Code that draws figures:
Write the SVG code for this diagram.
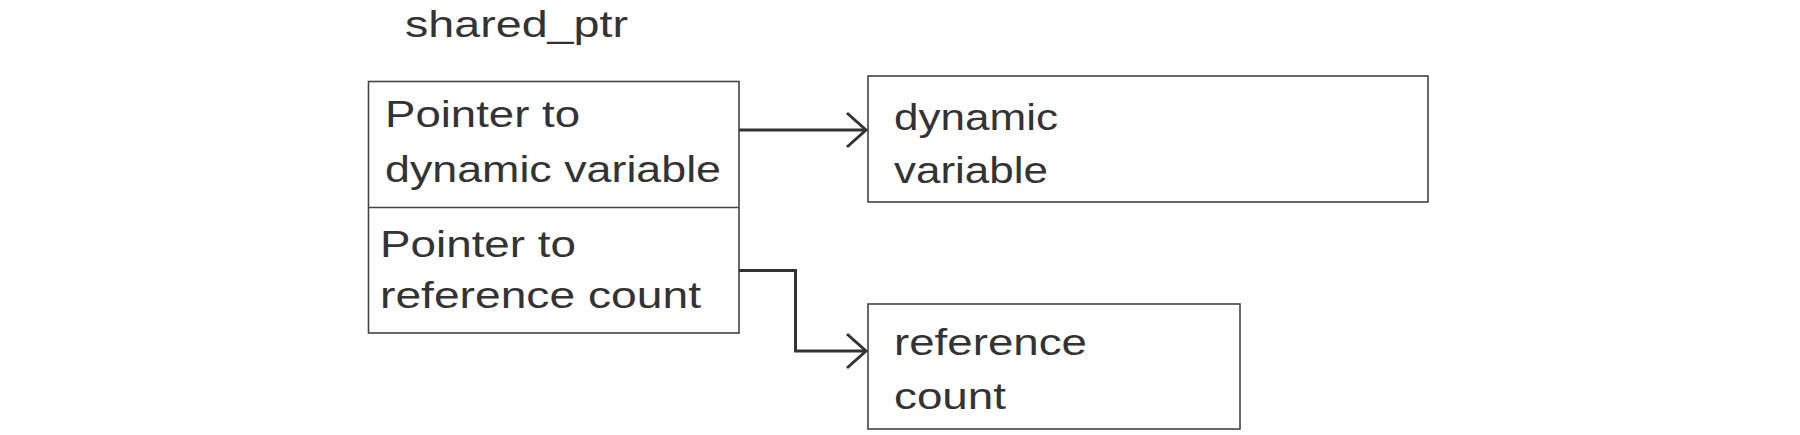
<svg xmlns="http://www.w3.org/2000/svg" width="1800" height="435" viewBox="0 0 1800 435">
  <style>
    .box { fill: #ffffff; stroke: #444444; stroke-width: 1.6; }
    .lbl { font-family: "Liberation Sans", Arial, sans-serif; font-size: 37px; fill: #333333; }
    .conn { fill: none; stroke: #333333; stroke-width: 3; }
  </style>
  <defs>
    <marker id="arrow" markerUnits="userSpaceOnUse" markerWidth="30" markerHeight="40" refX="22" refY="20" orient="auto" overflow="visible">
      <path d="M3,3 L22,20 L3,37" fill="none" stroke="#333333" stroke-width="3"/>
    </marker>
  </defs>
  <rect width="1800" height="435" fill="#ffffff"/>

  <g id="title">
    <text class="lbl" x="405" y="37" textLength="223" lengthAdjust="spacingAndGlyphs">shared_ptr</text>
  </g>

  <g id="shared_ptr">
    <rect class="box" x="368.5" y="81.5" width="370.5" height="251.5"/>
    <line x1="368.5" y1="207.5" x2="739" y2="207.5" stroke="#444444" stroke-width="1.6"/>
    <text class="lbl" x="385" y="127" textLength="195" lengthAdjust="spacingAndGlyphs">Pointer to</text>
    <text class="lbl" x="385" y="181.5" textLength="336" lengthAdjust="spacingAndGlyphs">dynamic variable</text>
    <text class="lbl" x="380" y="256.5" textLength="196" lengthAdjust="spacingAndGlyphs">Pointer to</text>
    <text class="lbl" x="380" y="308" textLength="321" lengthAdjust="spacingAndGlyphs">reference count</text>
  </g>

  <g id="dynamic_variable">
    <rect class="box" x="868" y="76" width="560" height="126"/>
    <text class="lbl" x="894" y="130" textLength="164" lengthAdjust="spacingAndGlyphs">dynamic</text>
    <text class="lbl" x="894" y="183" textLength="154" lengthAdjust="spacingAndGlyphs">variable</text>
  </g>

  <g id="reference_count">
    <rect class="box" x="868" y="304" width="372" height="125"/>
    <text class="lbl" x="894" y="355" textLength="193" lengthAdjust="spacingAndGlyphs">reference</text>
    <text class="lbl" x="894" y="409" textLength="112" lengthAdjust="spacingAndGlyphs">count</text>
  </g>

  <g id="connectors">
    <path class="conn" d="M739,130 L866,130" marker-end="url(#arrow)"/>
    <path class="conn" d="M739,270.5 L795.5,270.5 L795.5,351 L866,351" marker-end="url(#arrow)"/>
  </g>
</svg>
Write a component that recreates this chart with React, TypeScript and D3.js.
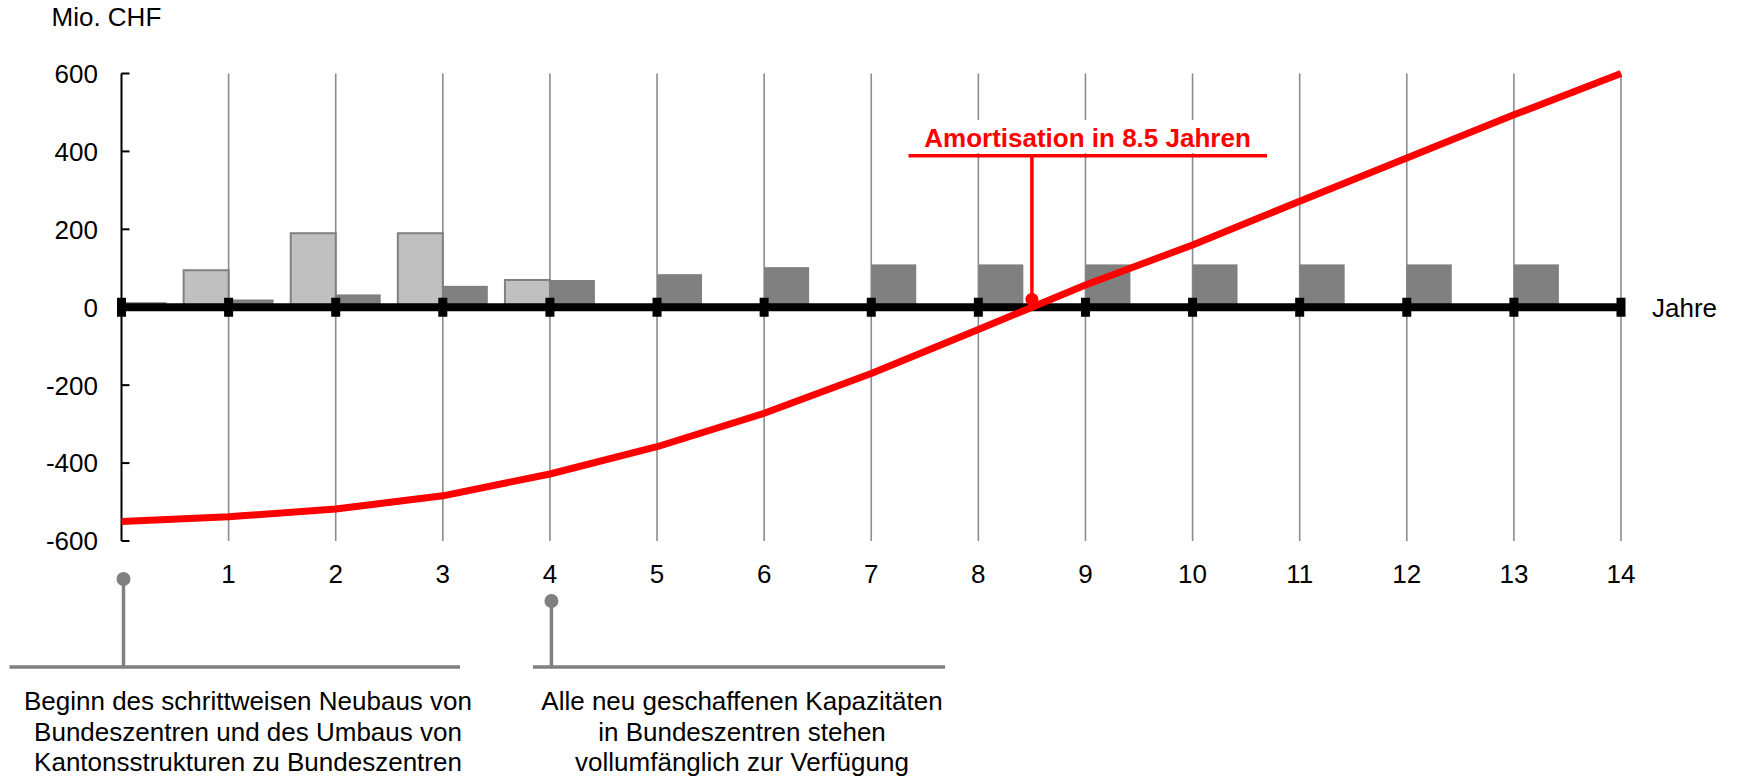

WHAT IS ASKED :: Output an exact copy of the material, with the pictures removed.

TASK ANSWER ::
Write the SVG code for this diagram.
<svg xmlns="http://www.w3.org/2000/svg" width="1800" height="435" viewBox="0 0 1800 435">
  <style>
    .box { fill: #ffffff; stroke: #444444; stroke-width: 1.6; }
    .lbl { font-family: "Liberation Sans", Arial, sans-serif; font-size: 37px; fill: #333333; }
    .conn { fill: none; stroke: #333333; stroke-width: 3; }
  </style>
  <defs>
    <marker id="arrow" markerUnits="userSpaceOnUse" markerWidth="30" markerHeight="40" refX="22" refY="20" orient="auto" overflow="visible">
      <path d="M3,3 L22,20 L3,37" fill="none" stroke="#333333" stroke-width="3"/>
    </marker>
  </defs>
  <rect width="1800" height="435" fill="#ffffff"/>

  <g id="title">
    <text class="lbl" x="405" y="37" textLength="223" lengthAdjust="spacingAndGlyphs">shared_ptr</text>
  </g>

  <g id="shared_ptr">
    <rect class="box" x="368.5" y="81.5" width="370.5" height="251.5"/>
    <line x1="368.5" y1="207.5" x2="739" y2="207.5" stroke="#444444" stroke-width="1.6"/>
    <text class="lbl" x="385" y="127" textLength="195" lengthAdjust="spacingAndGlyphs">Pointer to</text>
    <text class="lbl" x="385" y="181.5" textLength="336" lengthAdjust="spacingAndGlyphs">dynamic variable</text>
    <text class="lbl" x="380" y="256.5" textLength="196" lengthAdjust="spacingAndGlyphs">Pointer to</text>
    <text class="lbl" x="380" y="308" textLength="321" lengthAdjust="spacingAndGlyphs">reference count</text>
  </g>

  <g id="dynamic_variable">
    <rect class="box" x="868" y="76" width="560" height="126"/>
    <text class="lbl" x="894" y="130" textLength="164" lengthAdjust="spacingAndGlyphs">dynamic</text>
    <text class="lbl" x="894" y="183" textLength="154" lengthAdjust="spacingAndGlyphs">variable</text>
  </g>

  <g id="reference_count">
    <rect class="box" x="868" y="304" width="372" height="125"/>
    <text class="lbl" x="894" y="355" textLength="193" lengthAdjust="spacingAndGlyphs">reference</text>
    <text class="lbl" x="894" y="409" textLength="112" lengthAdjust="spacingAndGlyphs">count</text>
  </g>

  <g id="connectors">
    <path class="conn" d="M739,130 L866,130" marker-end="url(#arrow)"/>
    <path class="conn" d="M739,270.5 L795.5,270.5 L795.5,351 L866,351" marker-end="url(#arrow)"/>
  </g>
</svg>
Write a component that recreates this chart with React, TypeScript and D3.js.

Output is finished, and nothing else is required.